"Never loan a book to someone if you expect to get it back. Loaning books is the same as giving them away." Doug Coupland
It has been a great pleasure of mine to share my library with many other people. It has been part of my underlying justification for spending far too much money on books. One excuse for a fairly liberal book budget is that I just love books. But then many people love books and books do get to be onerous if you are moving all the time so there needs to be a greater justification for having books in hand and controlling their distribution. And so I've developed another one. My argument goes this way: I'll read the book and then let someone else read it which then in some way may elevate my status in their eyes (perhaps/perhaps not) but then also occasion a conversation between us over the book and thereby contribute to my own greater pleasure of talking about ideas and other things that matter. Yes it's still selfish and self-serving but it works for me.
Until now. The other day I was counting the cost of loaning out books and then not getting them back. Some of the books I have loaned to others but have not had returned to me are as follows: the complete corpus of Soren Kierkegaard's philosophical works translated into English by Howard and Edna Hong, Walter Brueggemann's Genesis commentary in the Interpretation series, Eugene Peterson's memoir, Pastor, Rowan Williams' book of sermons, A Ray of Darkness, Stanley Hauerwas' The Cross-Shattered Church, and the list could go on. It reminds me of the 1st ed. vinyl pressing of the set Jesus Christ Superstar by Rice and Webber which I bought while I was in High School. I gave it to a friend to listen to and never got it back. I still think about it.

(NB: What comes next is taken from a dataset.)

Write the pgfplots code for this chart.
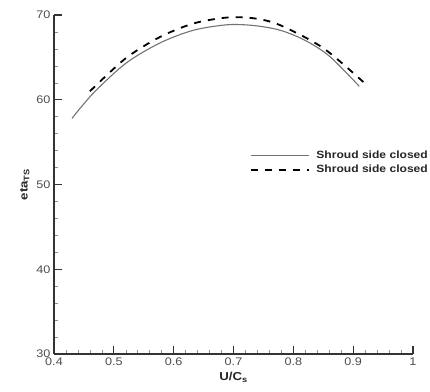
\documentclass[border=0pt]{standalone}
\usepackage{fontspec}
\setmainfont{Liberation Sans}[FakeStretch=1.15]
\usepackage{pgfplots}
\pgfplotsset{compat=1.18}
\begin{document}
\begin{tikzpicture}[x=1pt,y=1pt]
\useasboundingbox (0,0) rectangle (430,391);
\begin{axis}[
  at={(54pt,37pt)}, anchor=south west,
  scale only axis, width=359pt, height=339pt,
  xmin=0.4, xmax=1, ymin=30, ymax=70,
  axis x line=bottom, axis y line=left,
  axis line style={-, draw=black!80, line width=1.4pt},
  xtick={0.4,0.5,0.6,0.7,0.8,0.9,1},
  xticklabels={0.4,0.5,0.6,0.7,0.8,0.9,1},
  ytick={30,40,50,60,70},
  minor x tick num=4, minor y tick num=4,
  tick align=inside, major tick length=8pt, minor tick length=4pt,
  major tick style={draw=black!80, line width=1.1pt},
  minor tick style={draw=black!45, line width=0.6pt},
  ticklabel style={font=\fontsize{11}{13}\selectfont, text=black!70},
  /pgf/number format/assume math mode=true,
  xlabel={\textbf{U/C\textsubscript{s}}},
  ylabel={\textbf{eta\textsubscript{TS}}},
  label style={font=\fontsize{11.5}{13}\selectfont, text=black!85},
  legend style={at={(0.536,0.612)}, anchor=north west, draw=none, fill=none,
    font=\fontsize{10.5}{12}\selectfont\bfseries, text=black!85, row sep=1.5pt},
  legend cell align=left,
  legend image code/.code={\draw[#1] (0pt,0pt) -- (58pt,0pt); \path (63pt,0pt);},
]
\addplot[draw=black!55, line width=1.1pt, smooth] coordinates {
(0.43,57.8) (0.466,60.8) (0.52,64.3) (0.577,66.7) (0.633,68.2) (0.69,68.85)
(0.735,68.75) (0.778,68.2) (0.82,67.0) (0.861,65.1) (0.91,61.6)
};
\addlegendentry{Shroud side closed}
\addplot[draw=black, line width=1.8pt, dash pattern=on 7pt off 7pt, smooth] coordinates {
(0.46,61.0) (0.52,64.9) (0.577,67.4) (0.633,69.0) (0.689,69.7) (0.735,69.6)
(0.778,68.8) (0.85,66.1) (0.92,61.9)
};
\addlegendentry{Shroud side closed}
\end{axis}
\end{tikzpicture}
\end{document}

Then there are the books you loan out and have returned to you in really bad shape. In one case, the person borrowing my Spiritual Friendship by Aelred of Rievaulx dropped it in a small pool of oil. It came back to me rather differently ornamented and accompanied with great apologies, but because it was out-of-print at the time, it could not be replaced and I had decided that perhaps the stains had their own particular beauty. And then I came across a quote from C.S. Lewis in which he says something to the effect that books loaned out and then returned with dog-ears, tears in pages or even damaged covers, will, in the grand scheme of things, emerge with jewels where the damages once were, and even more valuable than the books ever would have been if they had not been shared with others.
So, I continue to share my books, in spite of the losses I have already suffered and knowing that I am sure to suffer more. There is no greater pleasure than to be able to say to someone, "I have just the thing you should read. Here, I'll get it for you." Somehow, I think that that is what books were always about anyway.